This week, Montgomery County and the City of Winona pledged their support of a tax increment financing plan (TIF) to assist an $8 million development of a heavy equipment dealer and a semi-truck dealership and service center on the southwest corner of Highway 82 and Interstate 55. The development will bring 163 construction jobs to the area for one year and 15 permanent jobs once construction is completed.
Tax increment financing is a development tool local communities can use to assist developers in bringing business, i.e. jobs, to an area. Plainly spoken, it allows cities and counties to issue bonds to assist developers pay for infrastructure improvements needed for the project. The bonds are paid for by future sales and ad valorem tax revenue generated by the new development.
These infrastructure improvements include street improvements or expansions, water and sewer improvements, parking lot construction, landscaping, and other public use areas of the development.
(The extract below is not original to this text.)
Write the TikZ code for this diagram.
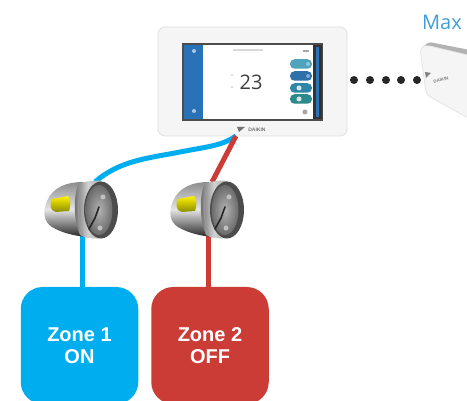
\documentclass[tikz,border=0pt]{standalone}
\usepackage{fontspec}
\setmainfont{Liberation Sans}
\newfontfamily\opensans{Open Sans}
\usetikzlibrary{calc}
\definecolor{zoneblue}{HTML}{00AEEF}
\definecolor{zonered}{HTML}{CB3C37}
\definecolor{maxblue}{HTML}{3F9FD8}
\definecolor{panelblue}{HTML}{2A72B8}
\definecolor{btna}{HTML}{4FA3BC}
\definecolor{btnb}{HTML}{2F6FAA}
\definecolor{btnc}{HTML}{2F86A6}
\definecolor{btnd}{HTML}{2C8A8C}
\tikzset{
  zonebox/.style={rounded corners=22pt,minimum width=117.5pt,minimum height=117pt,inner sep=0pt,align=center,text=white,font=\fontsize{20}{22}\selectfont\bfseries},
  bluewire/.style={draw=zoneblue,line width=5pt},
  redwire/.style={draw=zonered,line width=5pt},
  dot/.style={circle,fill=black!85,minimum size=8pt,inner sep=0pt},
  pillbtn/.style={rounded corners=4.5pt,minimum width=22pt,minimum height=9.5pt,inner sep=0pt},
  anchorbox/.style={minimum width=74pt,minimum height=58pt,inner sep=0pt},
  pics/damper/.style={code={
    \path[top color=black!45,bottom color=black!85,middle color=black!10]
      (2,-27) .. controls (-14,-27) and (-28,-22) .. (-34,-8)
      .. controls (-39,3) and (-37,13) .. (-29,18)
      .. controls (-19,24) and (-6,27) .. (6,28) -- cycle;
    \path[top color=yellow!90!orange,bottom color=yellow!55!black]
      (-29,-10) -- (-13,-13) .. controls (-10,-10) and (-10,-3) .. (-12,2)
      -- (-25,3) .. controls (-31,2) and (-32,-5) .. (-29,-10) -- cycle;
    \path[left color=black!60,right color=black!35,middle color=black!18]
      (-3,-24) .. controls (3,-28) and (14,-29) .. (20,-28)
      -- (22,29) .. controls (12,30) and (3,29) .. (-1,26)
      .. controls (-7,12) and (-8,-10) .. (-3,-24) -- cycle;
    \fill[black!70] (20,1) ellipse (17pt and 28.5pt);
    \path[inner color=black!30,outer color=black!58] (18,1) ellipse (13.5pt and 25pt);
    \draw[black!85,line width=1.6pt,line cap=round] (8,20) -- (14,9) -- (18,-2);
    \fill[black!25] (22,-12) circle (2.5pt);
    \fill[black!25] (19,19) circle (2.5pt);
    \draw[black!40,line width=1pt] (1,-24) .. controls (-4,-10) and (-4,12) .. (2,26);
  }}
}
\begin{document}
\begin{tikzpicture}[x=1pt,y=-1pt]
\useasboundingbox (0,0) rectangle (467,401);
\clip (0,0) rectangle (467,401);
\fill[white] (0,0) rectangle (467,401);

% named nodes
\node[zonebox,fill=zoneblue] (zone1) at (79.5,345.5) {Zone 1\\ON};
\node[zonebox,fill=zonered] (zone2) at (210,345.5) {Zone 2\\OFF};
\node[anchorbox] (damper1) at (81,209) {};
\node[anchorbox] (damper2) at (207,209) {};
\node[rounded corners=7pt,draw=black!12,fill=black!4,line width=0.8pt,minimum width=189pt,minimum height=109pt,inner sep=0pt] (ctrl) at (252.5,81.5) {};
\coordinate (junction) at (236,136);
\coordinate (blueend) at (95,182);
\coordinate (redend) at (212,182);

% connectors
\draw[bluewire] (junction) .. controls (222,146) and (205,147) .. (180,152)
  .. controls (150,158) and (120,160) .. (blueend);
\draw[redwire] (junction) -- (redend);
\draw[bluewire] ($(damper1.south)+(1,-3)$) -- ($(zone1.north)+(2.5,1)$);
\draw[redwire] ($(damper2.south)+(1,-3)$) -- ($(zone2.north)+(-2,1)$);

% controller screen
\node[draw=black!70,line width=1.2pt,fill=white,minimum width=139pt,minimum height=76pt,inner sep=0pt] (screen) at (252.5,82) {};
\fill[panelblue] (184,45) rectangle (203,119);
\fill[black!80] (313,45) rectangle (322,119);
\fill[panelblue] (316,47) rectangle (319,117);
\fill[white!60!panelblue] (194,51) circle (2pt);
\fill[white!60!panelblue] (194,111) circle (2pt);
\node[font=\opensans\fontsize{20}{20}\selectfont,text=black!75,inner sep=0pt] (temp) at (251,82) {23};
\node[pillbtn,fill=btna] (b1) at (301,64) {};
\node[pillbtn,fill=btnb] (b2) at (301,76) {};
\node[pillbtn,fill=btnc] (b3) at (301,88) {};
\node[pillbtn,fill=btnd] (b4) at (301,99) {};
\fill[white!40!btna] (308,64) circle (2pt);
\fill[white!40!btnb] (308,76) circle (2pt);
\fill[white!80!btnc] (299,88) circle (2.5pt);
\fill[white!80!btnd] (299,99) circle (2.5pt);
\fill[black!35] (305,112) circle (2.5pt);
\fill[black!35] (303,50) rectangle (309,52);
\fill[black!15] (233,49.5) rectangle (263,51);
\fill[black!25] (232,75) circle (0.8pt);
\fill[black!25] (232,87) circle (0.8pt);
\fill[black!55] (237,127) -- (245,127) -- (239,132) -- cycle;
\node[font=\fontsize{5}{6}\selectfont\bfseries,text=black!55,inner sep=0pt] (logo) at (257,129.5) {DAIKIN};

% dampers
\pic at (damper1.center) {damper};
\pic at (damper2.center) {damper};

% dotted link
\node[dot] (d1) at (354,80) {};
\node[dot] (d2) at (370,80) {};
\node[dot] (d3) at (386,80) {};
\node[dot] (d4) at (401,80) {};
\node[dot] (d5) at (417,80) {};

% Max device
\node[font=\opensans\fontsize{20}{20}\selectfont,text=maxblue,inner sep=0pt] (maxlabel) at (442,22) {Max};
\fill[black!30,rounded corners=2pt] (424,46) -- (429,42) -- (470,50) -- (470,62) -- cycle;
\fill[black!4,draw=black!12,line width=0.6pt,rounded corners=4pt] (420,48) -- (426,45) -- (472,56) -- (472,120) -- (430,97) -- (426,93) -- cycle;
\fill[black!50] (425,72) -- (431,73) -- (426,78) -- cycle;
\node[font=\fontsize{4.5}{5}\selectfont\bfseries,text=black!50,rotate=14,inner sep=0pt] (devlogo) at (441,80) {DAIKIN};
\end{tikzpicture}
\end{document}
I applaud county and city leaders for using any and all tools available to bring business to this community. The TIF program not only assists a developing business with construction costs, which is an attractive incentive for prospective businesses, but it also opens up the area for future development with the infrastructure already in place.
As a native of DeSoto County, I have seen the effect the TIF program can have on a community. I watched a two-lane county highway turn into the busiest commercial corridor in the state of Mississippi, thanks to county and city leaders using the resources afforded to them for economic development. When my parents built their home on the outskirts of Southaven in 1987, their subdivision was one of a handful situated just east of the Southaven City Limits on Highway 302, also known as Goodman Road. The two-lane highway leading to my parent’s neighborhood featured a small, family owned convenience store, a garden center, and a large Church of Christ. On the west side of the Southaven City Limits at the intersection of Highway 302 and Highway 51, there was a larger convenience store and a small locally-owned restaurant. This intersection was known to locals as Bullfrog Corner.
The Southaven of my youth was very much like the City of Winona. The main commercial corridor was Stateline Road, and it was home to several fast food restaurants, a small Walmart, two grocery stores, a movie theatre, skating rink, and many small, family-owned businesses and cafes.
The home of one private school and a one-high-school public school system, I spent my teenage years cruising Stateline Road on Friday and Saturday nights, looping from Burger King on the east end of Stateline to the movie theatre on the west end.
In the early 1990s, Highway 302 was expanded to four lanes. A bank was built at the corner of Goodman Road and Airways, and soon after, two fast food restaurants were constructed, both of which drew hordes of customers every day.
During the early to mid-1990s, residential development exploded in DeSoto County, and soon, the City of Southaven annexed a large area to the east of the city, including my parents’ subdivision. Then in around 1998, Walmart constructed a Supercenter on land that was once home of the Gayoso Dairy Farm, and Goodman Road got even busier.
In 1999, the Southaven Board of Aldermen approved a $560,000 TIF plan for the development of the South Lake Centre, a mixed-use development that was to be constructed adjacent to Walmart Supercenter. The commercial strip center would include retail stores and restaurants, and the community celebrated Southaven’s commercial growth.
South Lake Centre was the very first groundbreaking ceremony for a commercial development I covered as a reporter for The Southaven Press. I don’t know if I realized at the time that so much of my future work in reporting the news of DeSoto County would be about commercial and residential development, but as an observer of the one of the fastest growing areas of the nation, that first development seemed to be a catalyst for development of the entire Goodman Road corridor.
In 1990, Southaven’s population was 21,434. Over the next decade, the population increased to 31,755, and today, Southaven’s population is at more than 55,000 and still growing at a rate of nearly 2 percent per year, according to Census data.
According to Southaven Chief Administrative Officer Chris Wilson, the City of Southaven has two TIF plans active today. The Southaven Towne Center mall, an open-air mall consisting of 43 retail stores and restaurants, was built in 2005. The city and county agreed to a 15 year TIF plan for $9.2 million. Silo Square, a large mixed-use development located in the Snowden Grove district of the city, is currently under construction. The city and county agreed to a $5 million TIF plan for that development.
In today’s competitive world of economic development, local leaders have to use what is available to entice prospective businesses to locate to a community.
I’m not saying Winona will or should be the next Southaven with its massive economic and population growth, but the city must grow to ensure the future health of the area. With Winona’s prime location at the intersection of two major highways, the use of the TIF program and other incentive programs is just the thing to make a prospective development into a reality.
Will this new development be a catalyst for future business development? I certainly hope so.